SPACs with upcoming mergers can gain value when they close their mergers if investors believe the newly public company has attractive prospects, or they can fall through the "floor" set by the cash in trust if the market thinks the story is a dud. So it's beneficial to know what SPACs are merging soon and be aware that the option to redeem your shares for cash goes away once the entities merge. Resources like SPACTRACK.com offer valuable information listing SPACs without mergers, SPACs without targets, and SPACs ready to merge. After a merger is completed, shares of common stock automatically convert to the new business, offering SPACs and their targets an efficient avenue to publicly traded markets.
- Can SPACs acquire multiple companies?
- Yes, but the level of complexity and the difficulty of valuation increases exponentially. More commonly, a SPAC will merge with a private company, and then the newly public company may use the proceeds from the SPAC trust and PIPE investment to make one or more acquisitions after the deal closes. Such a deal may be referred to as a "roll-up strategy" as it attempts to consolidate an industry and gain scale that will yield operating efficiency, pricing power, or both. However, successful roll-ups are notoriously hard to execute.
- Who Funds SPAC IPOs?
- In terms of who funds SPACs, a seasoned management team backed by a sponsor raises cash in an IPO and uses that capital to acquire a private company. SPACs can be attractive to a range of investors, including hedge funds who may apply leverage to juice up the returns and individual investors who find security in the certainty of having their capital returned, along with the potential to take part in an early-stage growth story.

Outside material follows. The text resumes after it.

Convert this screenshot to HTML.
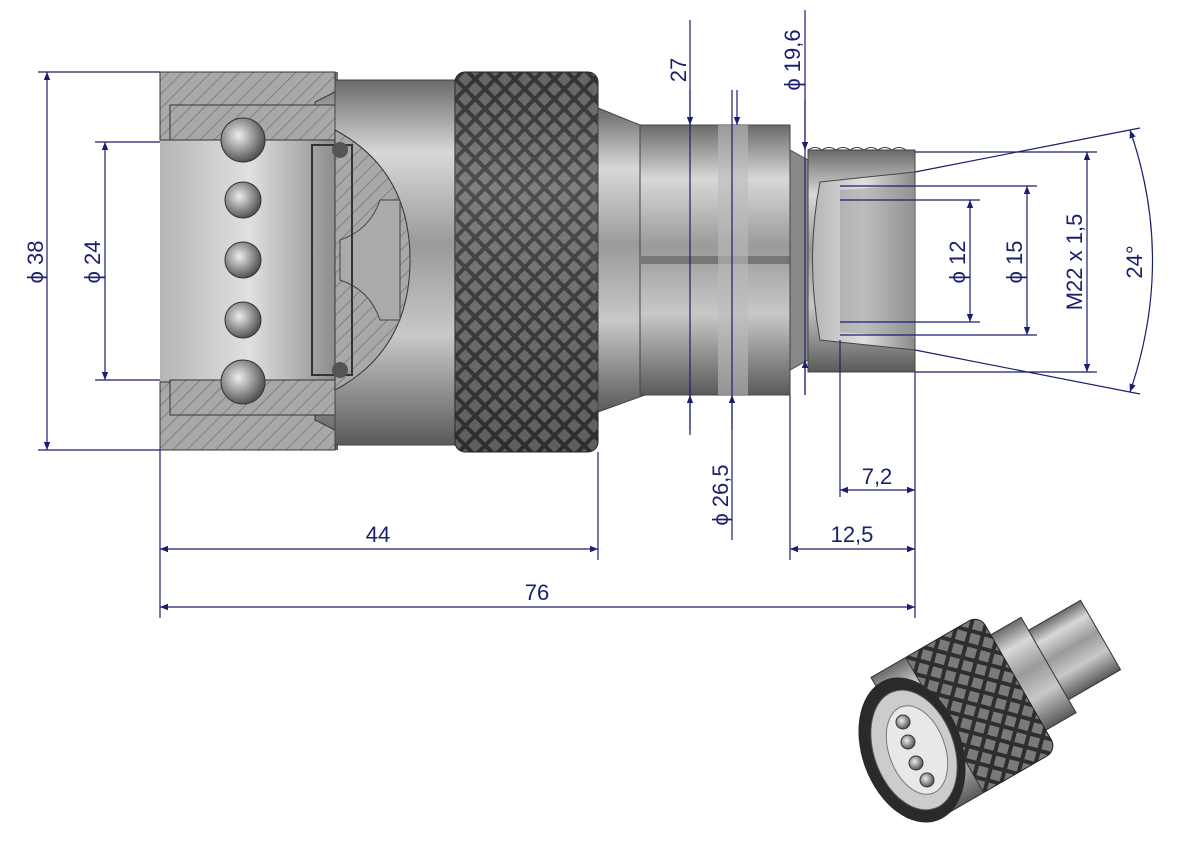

- How Do PIPEs Work in SPACs?
- The relationship between SPACs and PIPEs is complementary. When a SPAC announces an acquisition target, it typically announces it is giving all the money raised in the SPAC IPO as well as what's called a PIPE (i.e., "private investment in public equity.") The PIPE serves two essential functions. First, it serves as a "price discovery" mechanism since sophisticated institutions validate the story and valuation by putting a sizable amount of capital to work. Second, it provides certainty to the private company as to the amount of committed capital that will be available at closing, no matter how many SPAC investors choose to redeem their shares for cash. For this reason, PIPEs have become a standard feature of most SPAC mergers. However, given the volume of deals coming to market, some SPACs may need to seek to close the merger without a PIPE or go "naked."
- How Are SPACs Valued?
- In the IPO, how SPACs are valued typically equates to $10 per unit. Unlike a traditional IPO of an operating company, the SPAC IPO price is not based on a valuation of an existing business but rather on the value of the cash held in trust, plus interest, discounted for the time value of money. Most SPACs tend to trade close to trust value when they first go public, the most notable increase being when a business combination is announced or when there are rumors of a business combination. SPACs may trade below net asset value (NAV) when the market sentiment turns bearish on SPACs or investors are forced to liquidate cash to meet other needs. There is significantly less downside risk investing in pre-merger SPACs close to or below NAV, given that investors can always choose to redeem.
- Why Are SPACs So Popular?
- A few years ago, SPACs were a fairly obscure path to obtain public status. The SPAC model has become popular because it fulfills a need for both firms going public and investors. What SPACs have been successful has primarily been determined by supply and demand. Given that private equity and venture firms have been investing in later-stage companies and making more significant investments, this has created a pool of so-called "unicorn" companies with valuations above one billion dollars. At the same time, investors have seen the early successes experienced by some SPAC mergers and viewed the SPAC as an opportunity to take part in companies entering the hypergrowth phase. While not all of these stories will be successful, the SPAC is now established as a well-accepted path to going public alongside the traditional IPO and the direct listing process.